» **The exercise**
Give back exactly the lines from the beginning of the listing below to the line holding "var dt = 0.05;", both ends included; the pictures stay out.

» **Raw data**
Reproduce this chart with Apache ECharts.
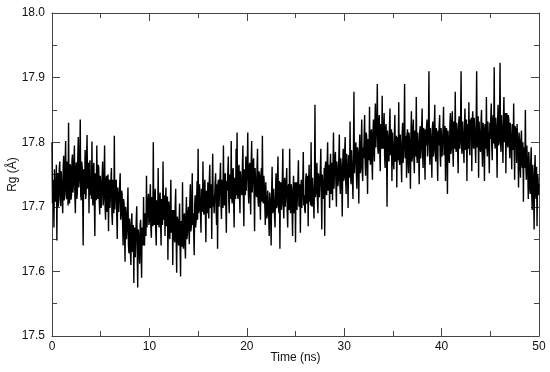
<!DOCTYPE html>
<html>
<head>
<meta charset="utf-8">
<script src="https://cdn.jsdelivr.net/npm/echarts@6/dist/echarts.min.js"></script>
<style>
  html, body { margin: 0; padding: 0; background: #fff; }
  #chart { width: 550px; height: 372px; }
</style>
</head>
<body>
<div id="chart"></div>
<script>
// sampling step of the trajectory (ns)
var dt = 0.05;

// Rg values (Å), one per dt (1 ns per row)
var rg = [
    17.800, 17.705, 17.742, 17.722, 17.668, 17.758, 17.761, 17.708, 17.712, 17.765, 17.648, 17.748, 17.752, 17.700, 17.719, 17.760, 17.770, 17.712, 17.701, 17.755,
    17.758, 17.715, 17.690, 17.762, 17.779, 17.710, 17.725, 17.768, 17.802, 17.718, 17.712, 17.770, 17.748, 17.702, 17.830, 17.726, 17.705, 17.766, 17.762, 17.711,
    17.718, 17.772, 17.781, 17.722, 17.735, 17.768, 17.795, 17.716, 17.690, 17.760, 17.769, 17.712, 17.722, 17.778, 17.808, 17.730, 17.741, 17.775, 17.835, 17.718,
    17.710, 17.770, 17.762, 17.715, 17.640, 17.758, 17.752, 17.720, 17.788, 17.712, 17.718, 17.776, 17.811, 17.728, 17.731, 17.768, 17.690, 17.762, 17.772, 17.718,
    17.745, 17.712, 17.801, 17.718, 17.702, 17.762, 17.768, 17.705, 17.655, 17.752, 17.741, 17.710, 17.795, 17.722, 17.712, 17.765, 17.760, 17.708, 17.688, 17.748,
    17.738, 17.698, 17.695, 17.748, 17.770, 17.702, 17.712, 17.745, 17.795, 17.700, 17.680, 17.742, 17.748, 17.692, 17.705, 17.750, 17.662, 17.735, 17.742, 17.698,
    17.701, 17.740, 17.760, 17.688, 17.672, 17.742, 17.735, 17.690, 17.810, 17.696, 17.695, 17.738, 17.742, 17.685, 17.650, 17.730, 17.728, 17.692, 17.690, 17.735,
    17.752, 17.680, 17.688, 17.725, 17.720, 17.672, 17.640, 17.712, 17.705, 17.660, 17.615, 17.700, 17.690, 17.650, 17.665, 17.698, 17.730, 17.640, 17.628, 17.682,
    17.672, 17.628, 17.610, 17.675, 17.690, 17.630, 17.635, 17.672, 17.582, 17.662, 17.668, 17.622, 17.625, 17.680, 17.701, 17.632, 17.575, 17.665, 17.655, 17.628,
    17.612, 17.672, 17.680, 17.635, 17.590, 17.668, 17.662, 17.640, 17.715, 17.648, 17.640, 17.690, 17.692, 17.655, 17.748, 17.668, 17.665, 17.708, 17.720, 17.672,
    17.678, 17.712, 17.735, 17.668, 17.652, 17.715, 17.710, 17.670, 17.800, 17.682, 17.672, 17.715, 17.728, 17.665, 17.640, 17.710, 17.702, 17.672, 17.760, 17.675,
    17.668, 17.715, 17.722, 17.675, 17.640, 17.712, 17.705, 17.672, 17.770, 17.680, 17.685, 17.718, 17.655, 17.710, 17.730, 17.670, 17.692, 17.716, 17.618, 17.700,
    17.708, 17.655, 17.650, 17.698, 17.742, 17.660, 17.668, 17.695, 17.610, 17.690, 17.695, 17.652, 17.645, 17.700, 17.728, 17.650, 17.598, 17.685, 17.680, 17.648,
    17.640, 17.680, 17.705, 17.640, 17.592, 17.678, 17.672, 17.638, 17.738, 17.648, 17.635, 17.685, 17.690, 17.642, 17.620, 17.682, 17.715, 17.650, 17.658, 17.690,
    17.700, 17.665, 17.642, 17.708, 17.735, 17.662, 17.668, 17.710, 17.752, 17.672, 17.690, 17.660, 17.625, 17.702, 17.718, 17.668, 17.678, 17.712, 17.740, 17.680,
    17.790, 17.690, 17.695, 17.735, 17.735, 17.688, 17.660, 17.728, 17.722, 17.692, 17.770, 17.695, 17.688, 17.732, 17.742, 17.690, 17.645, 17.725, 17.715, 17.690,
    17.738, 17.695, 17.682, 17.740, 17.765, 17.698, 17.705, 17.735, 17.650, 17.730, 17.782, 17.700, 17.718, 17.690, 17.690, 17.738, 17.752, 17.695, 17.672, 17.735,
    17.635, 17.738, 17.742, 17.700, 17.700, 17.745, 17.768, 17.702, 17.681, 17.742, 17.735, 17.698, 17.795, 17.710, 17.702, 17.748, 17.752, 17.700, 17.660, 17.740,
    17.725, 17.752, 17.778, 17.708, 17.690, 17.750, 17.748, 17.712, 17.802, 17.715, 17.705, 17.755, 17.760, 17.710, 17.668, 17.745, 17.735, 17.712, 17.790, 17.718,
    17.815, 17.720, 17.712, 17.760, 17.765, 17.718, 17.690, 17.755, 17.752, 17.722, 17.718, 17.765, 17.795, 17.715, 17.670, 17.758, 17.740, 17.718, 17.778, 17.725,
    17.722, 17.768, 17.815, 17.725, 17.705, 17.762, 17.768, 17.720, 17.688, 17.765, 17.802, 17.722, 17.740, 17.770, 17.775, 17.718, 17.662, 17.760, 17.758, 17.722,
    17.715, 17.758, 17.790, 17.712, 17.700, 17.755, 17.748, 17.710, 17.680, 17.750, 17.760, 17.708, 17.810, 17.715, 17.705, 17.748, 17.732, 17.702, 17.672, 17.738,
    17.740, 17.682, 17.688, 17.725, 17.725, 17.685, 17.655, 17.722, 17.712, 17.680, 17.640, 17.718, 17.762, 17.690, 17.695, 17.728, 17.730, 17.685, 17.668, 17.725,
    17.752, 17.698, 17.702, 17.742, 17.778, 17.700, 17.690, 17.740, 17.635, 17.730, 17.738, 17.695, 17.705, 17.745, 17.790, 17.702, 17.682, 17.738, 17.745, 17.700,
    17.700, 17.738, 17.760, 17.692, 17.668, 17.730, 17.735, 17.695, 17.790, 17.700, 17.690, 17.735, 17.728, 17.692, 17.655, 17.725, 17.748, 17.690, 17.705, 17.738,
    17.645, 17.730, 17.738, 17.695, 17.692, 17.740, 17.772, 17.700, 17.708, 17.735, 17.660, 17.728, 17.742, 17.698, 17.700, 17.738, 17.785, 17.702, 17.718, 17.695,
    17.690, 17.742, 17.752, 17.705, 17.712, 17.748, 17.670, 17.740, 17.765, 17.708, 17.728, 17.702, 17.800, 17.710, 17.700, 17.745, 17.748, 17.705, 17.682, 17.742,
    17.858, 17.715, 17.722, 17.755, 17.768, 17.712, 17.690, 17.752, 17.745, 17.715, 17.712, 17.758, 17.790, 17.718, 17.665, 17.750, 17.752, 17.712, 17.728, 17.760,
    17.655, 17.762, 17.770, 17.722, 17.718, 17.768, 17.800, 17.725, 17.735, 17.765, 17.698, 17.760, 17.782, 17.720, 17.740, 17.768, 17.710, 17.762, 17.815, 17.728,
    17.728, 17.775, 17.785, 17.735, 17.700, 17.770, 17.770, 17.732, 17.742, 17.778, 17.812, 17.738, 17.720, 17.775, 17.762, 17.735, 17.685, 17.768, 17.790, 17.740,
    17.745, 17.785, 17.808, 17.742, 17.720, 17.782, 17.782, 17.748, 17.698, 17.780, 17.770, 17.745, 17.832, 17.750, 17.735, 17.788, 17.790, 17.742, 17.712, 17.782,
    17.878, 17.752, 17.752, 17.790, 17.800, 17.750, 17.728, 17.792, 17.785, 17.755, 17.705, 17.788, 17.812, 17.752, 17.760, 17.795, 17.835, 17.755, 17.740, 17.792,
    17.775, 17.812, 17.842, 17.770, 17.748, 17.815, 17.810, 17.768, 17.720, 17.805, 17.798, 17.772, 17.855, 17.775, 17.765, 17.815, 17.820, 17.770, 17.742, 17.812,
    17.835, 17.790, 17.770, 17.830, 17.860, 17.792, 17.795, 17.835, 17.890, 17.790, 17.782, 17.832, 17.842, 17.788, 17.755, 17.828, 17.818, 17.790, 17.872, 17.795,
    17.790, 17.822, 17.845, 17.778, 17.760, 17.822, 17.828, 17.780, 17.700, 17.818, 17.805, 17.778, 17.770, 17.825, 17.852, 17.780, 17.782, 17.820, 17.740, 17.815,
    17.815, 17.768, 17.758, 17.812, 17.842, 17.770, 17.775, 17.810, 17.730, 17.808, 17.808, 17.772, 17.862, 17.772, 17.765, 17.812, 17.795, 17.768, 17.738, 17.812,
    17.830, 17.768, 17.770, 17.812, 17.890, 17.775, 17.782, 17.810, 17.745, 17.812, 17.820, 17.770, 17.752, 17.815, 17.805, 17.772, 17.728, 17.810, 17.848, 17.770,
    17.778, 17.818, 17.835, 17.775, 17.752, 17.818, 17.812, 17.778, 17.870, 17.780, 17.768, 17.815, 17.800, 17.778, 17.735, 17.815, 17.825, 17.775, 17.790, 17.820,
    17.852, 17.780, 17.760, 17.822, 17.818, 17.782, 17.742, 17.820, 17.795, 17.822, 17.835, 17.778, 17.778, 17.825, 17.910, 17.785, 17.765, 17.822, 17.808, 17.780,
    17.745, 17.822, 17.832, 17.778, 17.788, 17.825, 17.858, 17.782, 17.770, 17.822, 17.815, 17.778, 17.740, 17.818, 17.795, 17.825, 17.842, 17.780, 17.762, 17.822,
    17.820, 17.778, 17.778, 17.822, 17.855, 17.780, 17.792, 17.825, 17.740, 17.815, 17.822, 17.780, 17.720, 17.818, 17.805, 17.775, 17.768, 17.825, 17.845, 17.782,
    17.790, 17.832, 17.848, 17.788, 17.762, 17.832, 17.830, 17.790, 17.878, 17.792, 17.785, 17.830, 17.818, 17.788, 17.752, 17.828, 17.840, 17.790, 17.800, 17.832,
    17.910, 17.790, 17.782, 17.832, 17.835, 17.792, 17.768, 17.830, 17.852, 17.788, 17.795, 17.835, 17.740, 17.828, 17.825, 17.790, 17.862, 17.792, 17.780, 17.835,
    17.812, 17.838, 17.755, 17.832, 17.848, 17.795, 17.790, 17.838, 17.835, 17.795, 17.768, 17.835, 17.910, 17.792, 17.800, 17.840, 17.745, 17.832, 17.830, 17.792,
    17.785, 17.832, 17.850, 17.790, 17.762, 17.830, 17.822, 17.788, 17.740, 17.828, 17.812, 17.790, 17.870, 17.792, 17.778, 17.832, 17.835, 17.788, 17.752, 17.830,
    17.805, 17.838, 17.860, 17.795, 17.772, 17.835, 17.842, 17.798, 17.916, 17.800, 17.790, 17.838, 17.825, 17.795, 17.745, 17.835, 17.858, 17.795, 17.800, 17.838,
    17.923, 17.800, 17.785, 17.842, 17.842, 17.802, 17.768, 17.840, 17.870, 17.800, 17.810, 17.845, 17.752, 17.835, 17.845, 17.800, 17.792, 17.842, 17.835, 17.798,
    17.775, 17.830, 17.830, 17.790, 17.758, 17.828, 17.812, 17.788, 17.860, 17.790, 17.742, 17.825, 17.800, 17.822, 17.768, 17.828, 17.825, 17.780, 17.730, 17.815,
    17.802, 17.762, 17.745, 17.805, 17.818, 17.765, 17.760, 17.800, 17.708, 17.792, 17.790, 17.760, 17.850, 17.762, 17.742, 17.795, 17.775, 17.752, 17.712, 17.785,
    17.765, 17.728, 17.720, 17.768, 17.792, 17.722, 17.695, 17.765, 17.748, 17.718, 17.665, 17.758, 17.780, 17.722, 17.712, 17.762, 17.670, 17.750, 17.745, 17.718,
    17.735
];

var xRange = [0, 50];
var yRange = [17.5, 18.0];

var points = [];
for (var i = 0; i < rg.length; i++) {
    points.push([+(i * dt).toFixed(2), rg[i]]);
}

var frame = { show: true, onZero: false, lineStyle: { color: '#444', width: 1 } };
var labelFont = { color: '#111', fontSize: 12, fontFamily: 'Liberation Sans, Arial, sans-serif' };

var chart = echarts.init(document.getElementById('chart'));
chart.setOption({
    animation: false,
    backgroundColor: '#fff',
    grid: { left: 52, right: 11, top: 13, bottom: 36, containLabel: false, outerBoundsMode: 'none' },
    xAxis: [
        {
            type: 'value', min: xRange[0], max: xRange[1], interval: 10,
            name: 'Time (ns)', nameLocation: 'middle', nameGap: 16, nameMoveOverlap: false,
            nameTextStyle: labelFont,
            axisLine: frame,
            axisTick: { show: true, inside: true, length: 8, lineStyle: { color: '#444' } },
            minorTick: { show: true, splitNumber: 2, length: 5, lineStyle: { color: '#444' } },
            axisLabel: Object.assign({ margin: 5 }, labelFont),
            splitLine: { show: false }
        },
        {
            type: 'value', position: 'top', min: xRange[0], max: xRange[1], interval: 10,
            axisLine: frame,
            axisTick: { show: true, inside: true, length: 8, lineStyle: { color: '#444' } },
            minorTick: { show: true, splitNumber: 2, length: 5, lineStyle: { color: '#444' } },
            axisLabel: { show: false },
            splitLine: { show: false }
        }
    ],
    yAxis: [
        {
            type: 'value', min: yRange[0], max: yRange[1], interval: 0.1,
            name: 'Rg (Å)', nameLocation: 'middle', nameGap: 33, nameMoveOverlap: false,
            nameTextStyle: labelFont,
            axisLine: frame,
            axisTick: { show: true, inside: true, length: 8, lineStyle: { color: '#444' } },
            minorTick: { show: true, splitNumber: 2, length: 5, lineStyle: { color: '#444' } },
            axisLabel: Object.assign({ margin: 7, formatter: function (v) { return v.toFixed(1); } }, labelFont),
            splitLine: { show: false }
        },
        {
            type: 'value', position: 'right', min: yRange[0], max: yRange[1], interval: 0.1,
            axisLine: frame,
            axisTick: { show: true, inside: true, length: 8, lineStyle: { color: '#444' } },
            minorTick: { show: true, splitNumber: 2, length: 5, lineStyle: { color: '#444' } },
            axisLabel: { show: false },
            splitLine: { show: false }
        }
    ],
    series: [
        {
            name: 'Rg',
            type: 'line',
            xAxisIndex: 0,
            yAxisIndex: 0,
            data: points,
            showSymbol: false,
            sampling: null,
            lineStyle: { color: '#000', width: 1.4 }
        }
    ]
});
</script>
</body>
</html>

» **Response to this exercise**
Reproduce this chart with Apache ECharts.
<!DOCTYPE html>
<html>
<head>
<meta charset="utf-8">
<script src="https://cdn.jsdelivr.net/npm/echarts@6/dist/echarts.min.js"></script>
<style>
  html, body { margin: 0; padding: 0; background: #fff; }
  #chart { width: 550px; height: 372px; }
</style>
</head>
<body>
<div id="chart"></div>
<script>
// sampling step of the trajectory (ns)
var dt = 0.05;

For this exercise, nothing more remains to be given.